Читатель глубоко ошибается, если думает, что солдатское повиновение, особливо в строю, вполне сознательно: огромная доля солдатских движений, криков и т. п. совершается помимо участия сознания. Так бывает со всеми людьми, занятыми делом очень привычным и, следовательно, не нуждающимся в постоянном контроле высшей психической инстанции. Но на стройное и вполне автоматическое исполнение команды несомненно влияют, кроме того, и элементы однообразия впечатлений, получаемых солдатами изо дня в день, а подобные элементы суть вместе с тем и необходимые условия обеих форм гипнотического состояния.

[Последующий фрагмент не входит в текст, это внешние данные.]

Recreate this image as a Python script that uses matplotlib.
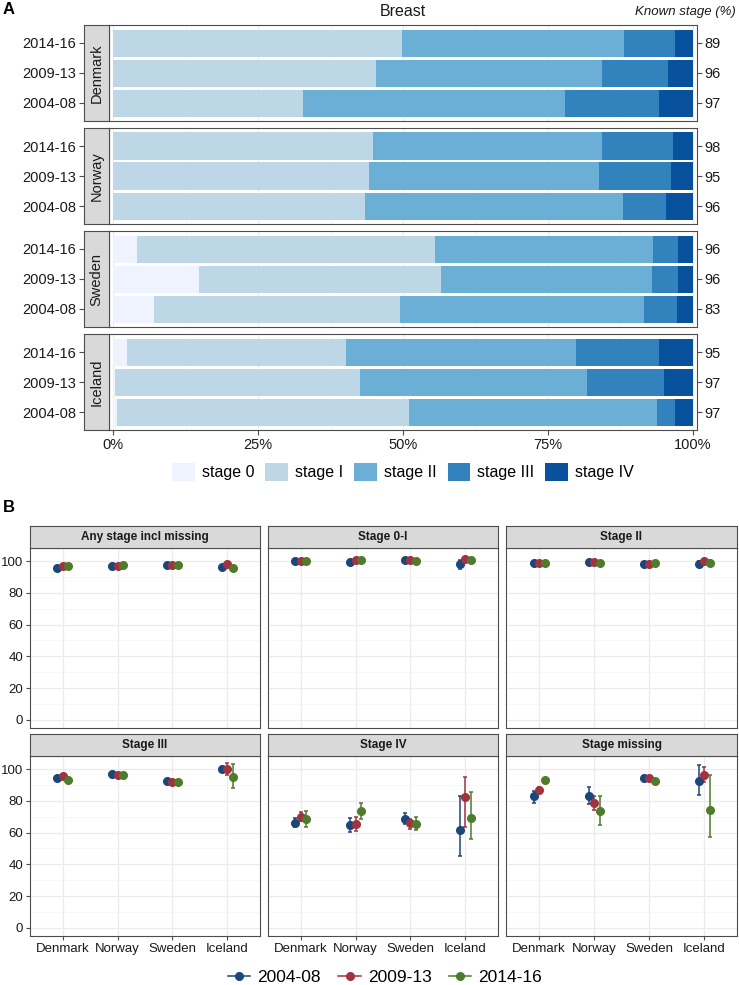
import numpy as np
import matplotlib
matplotlib.use('Agg')
import matplotlib.pyplot as plt
from matplotlib.patches import Patch
from matplotlib.lines import Line2D

plt.rcParams['font.family'] = ['Liberation Sans', 'DejaVu Sans']

W, H = 739, 985

years = ['2004-08', '2009-13', '2014-16']
countries = ['Denmark', 'Norway', 'Sweden', 'Iceland']
stages = ['stage 0', 'stage I', 'stage II', 'stage III', 'stage IV']
blues = ['#EFF3FF', '#BDD7E7', '#6BAED6', '#3182BD', '#08519C']

# panel A: stage distribution (%), rows = years 2004-08, 2009-13, 2014-16
denmark_share = [[0.0, 32.7, 45.2, 16.2, 5.9],
                 [0.0, 45.3, 39.0, 11.4, 4.3],
                 [0.0, 49.8, 38.3, 8.8, 3.1]]
norway_share = [[0.0, 43.4, 44.5, 7.5, 4.6],
                [0.0, 44.2, 39.6, 12.5, 3.7],
                [0.0, 44.9, 39.4, 12.2, 3.5]]
sweden_share = [[7.1, 42.4, 42.1, 5.6, 2.8],
                [14.8, 41.8, 36.4, 4.4, 2.6],
                [4.2, 51.3, 37.6, 4.3, 2.6]]
iceland_share = [[0.6, 50.5, 42.7, 3.1, 3.1],
                 [0.3, 42.2, 39.3, 13.2, 5.0],
                 [2.4, 37.7, 39.7, 14.3, 5.9]]
known_stage = {'Denmark': [97, 96, 89], 'Norway': [96, 95, 98],
               'Sweden': [83, 96, 96], 'Iceland': [97, 97, 95]}
shares = {'Denmark': denmark_share, 'Norway': norway_share,
          'Sweden': sweden_share, 'Iceland': iceland_share}

# panel B: estimate, lower, upper per country (rows) and period (cols)
facets = ['Any stage incl missing', 'Stage 0-I', 'Stage II',
          'Stage III', 'Stage IV', 'Stage missing']
any_est = [[95.4, 96.6, 96.8], [96.6, 96.6, 97.5], [97.3, 97.5, 97.7], [96.4, 98.3, 95.6]]
any_lo = [[94.9, 96.1, 96.3], [96.0, 96.0, 96.9], [97.0, 97.2, 97.4], [95.0, 97.0, 94.2]]
any_hi = [[95.9, 97.1, 97.3], [97.2, 97.2, 98.1], [97.6, 97.8, 98.0], [97.8, 99.6, 97.0]]
s0i_est = [[99.8, 100.0, 99.8], [99.6, 100.6, 100.6], [100.4, 100.4, 100.2], [97.9, 101.5, 100.4]]
s0i_lo = [[99.4, 99.6, 99.4], [99.1, 100.1, 100.2], [100.1, 100.1, 99.9], [95.0, 100.5, 99.5]]
s0i_hi = [[100.2, 100.4, 100.2], [100.1, 101.1, 101.0], [100.7, 100.7, 100.5], [100.5, 102.5, 101.3]]
s2_est = [[98.7, 98.9, 98.9], [99.2, 99.2, 98.7], [98.3, 98.3, 98.5], [98.3, 99.8, 98.7]]
s2_lo = [[98.2, 98.4, 98.4], [98.7, 98.7, 98.2], [97.9, 97.9, 98.1], [96.6, 98.6, 96.7]]
s2_hi = [[99.2, 99.4, 99.4], [99.7, 99.7, 99.2], [98.7, 98.7, 98.9], [100.0, 101.0, 100.7]]
s3_est = [[94.1, 95.8, 93.3], [96.8, 96.2, 96.2], [92.6, 92.0, 92.0], [100.0, 100.0, 95.2]]
s3_lo = [[93.0, 94.6, 92.3], [95.8, 95.1, 95.1], [91.6, 90.9, 90.9], [98.5, 96.4, 88.0]]
s3_hi = [[95.2, 97.0, 94.3], [97.8, 97.3, 97.3], [93.6, 93.1, 93.1], [101.5, 103.6, 103.2]]
s4_est = [[66.3, 70.1, 68.4], [64.6, 65.3, 73.3], [68.4, 65.9, 65.5], [61.5, 82.1, 69.1]]
s4_lo = [[63.8, 67.4, 63.6], [60.6, 61.1, 68.4], [65.1, 62.1, 61.7], [45.3, 63.2, 56.2]]
s4_hi = [[69.1, 73.1, 73.3], [69.1, 69.9, 78.3], [72.2, 68.8, 69.7], [82.9, 95.2, 85.3]]
miss_est = [[82.7, 86.7, 92.8], [83.2, 78.9, 73.5], [94.3, 94.1, 92.2], [92.6, 96.4, 74.3]]
miss_lo = [[78.5, 84.6, 91.8], [77.9, 74.3, 64.8], [93.2, 93.1, 90.5], [83.6, 92.0, 57.5]]
miss_hi = [[86.3, 88.8, 93.9], [88.4, 83.2, 82.7], [95.4, 95.1, 93.9], [102.7, 101.1, 96.0]]
facet_data = [(any_est, any_lo, any_hi), (s0i_est, s0i_lo, s0i_hi), (s2_est, s2_lo, s2_hi),
              (s3_est, s3_lo, s3_hi), (s4_est, s4_lo, s4_hi), (miss_est, miss_lo, miss_hi)]
period_colors = ['#1B4679', '#A3323F', '#4E7B2C']

TXT = '#1a1a1a'
BORDER = '#4d4d4d'


def box(x0, y0, x1, y1):
    return [x0 / W, 1 - y1 / H, (x1 - x0) / W, (y1 - y0) / H]


fig = plt.figure(figsize=(W / 100, H / 100), dpi=100)

# ---------- panel A ----------
ypos = np.array([1, 2, 3])
tops = [25, 128, 231, 334]
for i, c in enumerate(countries):
    t = tops[i]
    b = t + 96
    ax = fig.add_axes(box(109, t, 697, b))
    sax = fig.add_axes(box(84, t, 109, b))
    for v in [0, 25, 50, 75, 100]:
        ax.axvline(v, color='#EBEBEB', lw=0.8, zorder=0)
    for v in [12.5, 37.5, 62.5, 87.5]:
        ax.axvline(v, color='#F3F3F3', lw=0.5, zorder=0)
    vals = np.array(shares[c])
    left = np.zeros(3)
    for k in range(len(stages)):
        ax.barh(ypos, vals[:, k], left=left, height=0.9, color=blues[k], lw=0, zorder=2)
        left = left + vals[:, k]
    ax.set_xlim(-0.7, 100.7)
    ax.set_ylim(0.4, 3.6)
    ax.set_yticks(ypos)
    ax.set_yticklabels(known_stage[c])
    ax.tick_params(axis='y', left=False, labelleft=False, right=True, labelright=True,
                   length=3.5, pad=2, labelsize=10.5, color=BORDER, labelcolor=TXT)
    ax.set_xticks([0, 25, 50, 75, 100])
    if i == 3:
        ax.set_xticklabels(['0%', '25%', '50%', '75%', '100%'])
        ax.tick_params(axis='x', length=3.5, pad=2, labelsize=10.5, color=BORDER, labelcolor=TXT)
    else:
        ax.tick_params(axis='x', bottom=False, labelbottom=False)
    for s in ax.spines.values():
        s.set_color(BORDER)
        s.set_linewidth(0.8)

    sax.set_facecolor('#D9D9D9')
    sax.set_xlim(0, 1)
    sax.set_ylim(0.4, 3.6)
    sax.set_xticks([])
    sax.set_yticks(ypos)
    sax.set_yticklabels(years)
    sax.tick_params(axis='y', length=3.5, pad=2, labelsize=10.5, color=BORDER, labelcolor=TXT)
    sax.text(0.5, 2.0, c, rotation=90, ha='center', va='center', fontsize=10.5, color=TXT)
    for s in sax.spines.values():
        s.set_color(BORDER)
        s.set_linewidth(0.8)

fig.text(3 / W, 1 - 10 / H, 'A', fontsize=12, fontweight='bold', va='center', ha='left')
fig.text(403 / W, 1 - 12 / H, 'Breast', fontsize=11.5, va='center', ha='center', color=TXT)
fig.text(736 / W, 1 - 12 / H, 'Known stage (%)', fontsize=9.5, style='italic',
         va='center', ha='right', color=TXT)

handles_a = [Patch(facecolor=blues[k], edgecolor='none', label=stages[k]) for k in range(5)]
fig.legend(handles=handles_a, loc='center', bbox_to_anchor=(403 / W, 1 - 472 / H), ncol=5,
           frameon=False, fontsize=11.5, handlelength=1.4, handleheight=1.4,
           handletextpad=0.45, columnspacing=0.7, borderaxespad=0)

# ---------- panel B ----------
cols = [(30, 260), (268, 498), (506, 737)]
rows = [(526, 548, 728), (734, 756, 936)]
offsets = [-0.1, 0.0, 0.1]
xc = np.arange(1, 5)

for f, name in enumerate(facets):
    r, cc = divmod(f, 3)
    x0, x1 = cols[cc]
    st, pt, pb = rows[r]
    ax = fig.add_axes(box(x0, pt, x1, pb))
    sax = fig.add_axes(box(x0, st, x1, pt))
    for v in range(0, 101, 20):
        ax.axhline(v, color='#EBEBEB', lw=0.9, zorder=0)
    for v in range(10, 101, 20):
        ax.axhline(v, color='#F4F4F4', lw=0.5, zorder=0)
    for v in xc:
        ax.axvline(v, color='#EBEBEB', lw=0.9, zorder=0)
    est, lo, hi = [np.array(a) for a in facet_data[f]]
    for j in range(3):
        e = est[:, j]
        ax.errorbar(xc + offsets[j], e, yerr=[e - lo[:, j], hi[:, j] - e], fmt='o',
                    color=period_colors[j], ms=5.5, capsize=1.6, elinewidth=1.1,
                    capthick=1.1, zorder=3)
    ax.set_xlim(0.4, 4.6)
    ax.set_ylim(-5.15, 108.2)
    ax.set_yticks(range(0, 101, 20))
    ax.set_xticks(xc)
    if cc == 0:
        ax.tick_params(axis='y', length=3, pad=2, labelsize=9.5, color=BORDER, labelcolor=TXT)
    else:
        ax.tick_params(axis='y', left=False, labelleft=False)
    if r == 1:
        ax.set_xticklabels(countries)
        ax.tick_params(axis='x', length=3, pad=2, labelsize=9.5, color=BORDER, labelcolor=TXT)
    else:
        ax.tick_params(axis='x', bottom=False, labelbottom=False)
    for s in ax.spines.values():
        s.set_color(BORDER)
        s.set_linewidth(0.8)

    sax.set_facecolor('#D9D9D9')
    sax.set_xticks([])
    sax.set_yticks([])
    sax.text(0.5, 0.5, name, ha='center', va='center', fontsize=8.5,
             fontweight='bold', color=TXT, transform=sax.transAxes)
    for s in sax.spines.values():
        s.set_color(BORDER)
        s.set_linewidth(0.8)

fig.text(3 / W, 1 - 508 / H, 'B', fontsize=12, fontweight='bold', va='center', ha='left')

handles_b = [Line2D([0], [0], color=period_colors[j], marker='o', ms=5.5, lw=1.1, label=years[j])
             for j in range(3)]
fig.legend(handles=handles_b, loc='center', bbox_to_anchor=(385 / W, 1 - 977 / H), ncol=3,
           frameon=False, fontsize=12.5, handlelength=1.3, handletextpad=0.4,
           columnspacing=1.0, borderaxespad=0)

fig.savefig('out.png', dpi=100)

В этом отношении очень поучителен слышанный мною рассказ одного молодого человека, отбывавшего воинскую повинность по окончании курса в высшем учебном заведении. Он говорил, что вопреки решительному нежеланию ему почти никогда не удавалось воздержаться от возгласов, которые полагаются солдатам после известных обращений к ним начальства. Как раз в надлежащую минуту из груди молодого человека неудержимо рвалось: «здравия желаем, вашество!» «рады стараться, вашество!» Нечто подобное каждый может испытать на себе, если, идя по улице, встретить отряд солдат, марширующих под музыку; не идти в такт этого однообразного ритма, под который ровно, стройно маршируют сотни людей, почти невозможно или, по крайней мере, очень неловко и требует постоянного напряжения воли.